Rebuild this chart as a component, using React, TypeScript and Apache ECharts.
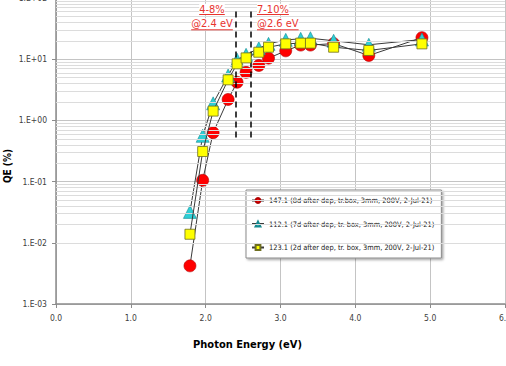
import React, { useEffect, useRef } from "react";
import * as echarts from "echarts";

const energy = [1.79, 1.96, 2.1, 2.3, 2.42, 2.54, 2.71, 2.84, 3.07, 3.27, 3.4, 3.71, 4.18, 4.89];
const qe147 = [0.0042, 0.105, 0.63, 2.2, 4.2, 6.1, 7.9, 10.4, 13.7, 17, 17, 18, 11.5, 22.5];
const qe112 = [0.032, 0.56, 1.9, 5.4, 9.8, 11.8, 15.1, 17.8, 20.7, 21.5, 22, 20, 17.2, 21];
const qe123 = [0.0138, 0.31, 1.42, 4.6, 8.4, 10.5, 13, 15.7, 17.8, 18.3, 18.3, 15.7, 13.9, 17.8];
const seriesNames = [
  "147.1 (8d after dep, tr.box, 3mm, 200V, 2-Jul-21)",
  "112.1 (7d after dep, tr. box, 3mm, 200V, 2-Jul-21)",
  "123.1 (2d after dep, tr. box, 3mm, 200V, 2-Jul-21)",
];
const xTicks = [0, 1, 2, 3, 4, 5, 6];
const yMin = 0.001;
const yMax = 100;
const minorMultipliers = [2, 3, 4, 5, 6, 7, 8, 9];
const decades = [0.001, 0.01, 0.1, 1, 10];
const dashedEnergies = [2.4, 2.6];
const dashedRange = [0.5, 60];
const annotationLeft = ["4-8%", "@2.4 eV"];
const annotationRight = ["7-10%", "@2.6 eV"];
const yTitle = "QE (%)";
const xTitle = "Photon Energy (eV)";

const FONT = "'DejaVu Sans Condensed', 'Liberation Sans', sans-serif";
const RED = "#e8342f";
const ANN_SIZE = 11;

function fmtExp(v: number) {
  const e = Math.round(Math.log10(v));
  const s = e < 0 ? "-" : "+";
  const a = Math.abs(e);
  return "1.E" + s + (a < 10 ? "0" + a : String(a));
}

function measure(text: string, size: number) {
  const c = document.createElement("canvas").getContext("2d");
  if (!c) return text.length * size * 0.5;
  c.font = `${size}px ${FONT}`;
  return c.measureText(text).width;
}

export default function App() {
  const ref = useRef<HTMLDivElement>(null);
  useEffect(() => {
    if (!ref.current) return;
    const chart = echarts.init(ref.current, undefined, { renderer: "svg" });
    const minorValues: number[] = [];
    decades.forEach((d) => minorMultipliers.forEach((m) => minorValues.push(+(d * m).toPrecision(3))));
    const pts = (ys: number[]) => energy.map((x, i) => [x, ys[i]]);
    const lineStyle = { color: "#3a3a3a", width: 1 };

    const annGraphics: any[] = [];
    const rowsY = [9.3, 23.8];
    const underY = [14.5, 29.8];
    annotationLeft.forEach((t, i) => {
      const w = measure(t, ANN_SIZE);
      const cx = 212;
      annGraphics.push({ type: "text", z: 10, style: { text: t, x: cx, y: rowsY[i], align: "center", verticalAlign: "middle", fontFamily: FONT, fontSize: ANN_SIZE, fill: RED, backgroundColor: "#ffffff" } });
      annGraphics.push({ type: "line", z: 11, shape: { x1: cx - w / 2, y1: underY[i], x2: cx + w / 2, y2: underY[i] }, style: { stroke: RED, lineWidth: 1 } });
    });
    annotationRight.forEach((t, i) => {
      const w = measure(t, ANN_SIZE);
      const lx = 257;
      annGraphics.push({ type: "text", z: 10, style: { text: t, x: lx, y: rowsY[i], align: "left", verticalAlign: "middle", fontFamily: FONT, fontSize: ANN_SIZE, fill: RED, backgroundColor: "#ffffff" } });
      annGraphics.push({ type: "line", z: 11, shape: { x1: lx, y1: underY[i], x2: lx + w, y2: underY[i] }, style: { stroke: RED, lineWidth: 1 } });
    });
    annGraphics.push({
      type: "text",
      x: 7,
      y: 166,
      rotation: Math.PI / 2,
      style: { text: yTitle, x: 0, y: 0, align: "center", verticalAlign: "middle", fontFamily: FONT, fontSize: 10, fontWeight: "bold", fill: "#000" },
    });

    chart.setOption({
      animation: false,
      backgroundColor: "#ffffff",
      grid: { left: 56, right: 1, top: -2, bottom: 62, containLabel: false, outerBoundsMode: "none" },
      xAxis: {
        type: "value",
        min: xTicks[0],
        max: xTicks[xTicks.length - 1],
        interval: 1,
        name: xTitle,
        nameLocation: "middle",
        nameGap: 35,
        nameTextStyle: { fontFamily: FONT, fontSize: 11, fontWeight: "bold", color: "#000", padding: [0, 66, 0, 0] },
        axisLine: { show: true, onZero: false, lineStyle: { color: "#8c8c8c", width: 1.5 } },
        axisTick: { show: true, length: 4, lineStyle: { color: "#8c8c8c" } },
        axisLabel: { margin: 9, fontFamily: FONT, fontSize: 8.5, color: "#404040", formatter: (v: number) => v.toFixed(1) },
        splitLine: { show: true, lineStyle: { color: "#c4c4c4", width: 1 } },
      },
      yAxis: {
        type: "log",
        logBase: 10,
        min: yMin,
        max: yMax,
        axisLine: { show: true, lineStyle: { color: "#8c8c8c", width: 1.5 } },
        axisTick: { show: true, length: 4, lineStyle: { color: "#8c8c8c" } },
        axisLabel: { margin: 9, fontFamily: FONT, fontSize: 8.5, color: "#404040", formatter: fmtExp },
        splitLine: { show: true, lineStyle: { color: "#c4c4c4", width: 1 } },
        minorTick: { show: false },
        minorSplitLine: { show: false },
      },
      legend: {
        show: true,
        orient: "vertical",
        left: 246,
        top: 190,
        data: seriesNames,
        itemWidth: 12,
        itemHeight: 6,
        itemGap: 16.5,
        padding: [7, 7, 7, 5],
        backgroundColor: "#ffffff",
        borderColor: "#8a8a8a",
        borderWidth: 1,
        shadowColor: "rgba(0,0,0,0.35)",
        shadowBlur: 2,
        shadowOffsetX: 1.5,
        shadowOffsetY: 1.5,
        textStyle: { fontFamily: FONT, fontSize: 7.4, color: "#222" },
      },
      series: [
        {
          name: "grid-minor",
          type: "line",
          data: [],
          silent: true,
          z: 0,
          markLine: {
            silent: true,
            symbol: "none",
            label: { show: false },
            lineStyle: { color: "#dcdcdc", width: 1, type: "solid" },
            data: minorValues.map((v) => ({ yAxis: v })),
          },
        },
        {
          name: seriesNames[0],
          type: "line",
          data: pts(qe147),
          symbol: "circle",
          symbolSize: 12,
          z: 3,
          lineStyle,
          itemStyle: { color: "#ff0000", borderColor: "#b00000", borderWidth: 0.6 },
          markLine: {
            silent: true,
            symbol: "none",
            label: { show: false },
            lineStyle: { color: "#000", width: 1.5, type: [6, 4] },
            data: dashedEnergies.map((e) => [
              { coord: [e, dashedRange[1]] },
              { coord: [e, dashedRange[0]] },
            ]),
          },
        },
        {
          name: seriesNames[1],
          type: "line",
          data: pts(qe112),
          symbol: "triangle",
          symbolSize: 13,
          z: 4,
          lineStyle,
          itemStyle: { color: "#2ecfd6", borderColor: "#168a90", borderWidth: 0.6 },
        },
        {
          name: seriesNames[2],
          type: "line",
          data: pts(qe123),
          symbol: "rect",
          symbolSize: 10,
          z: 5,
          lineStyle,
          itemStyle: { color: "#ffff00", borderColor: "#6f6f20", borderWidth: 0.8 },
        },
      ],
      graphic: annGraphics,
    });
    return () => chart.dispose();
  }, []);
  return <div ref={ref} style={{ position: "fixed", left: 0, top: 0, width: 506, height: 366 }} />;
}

> _Given problem_:
Go from the first line of the listing to the line holding "import * as" and, please, transcribe those lines exactly, both included, with no pictures.

> _Answer to this problem_:
Rebuild this chart as a component, using React, TypeScript and Apache ECharts.
import React, { useEffect, useRef } from "react";
import * as echarts from "echarts";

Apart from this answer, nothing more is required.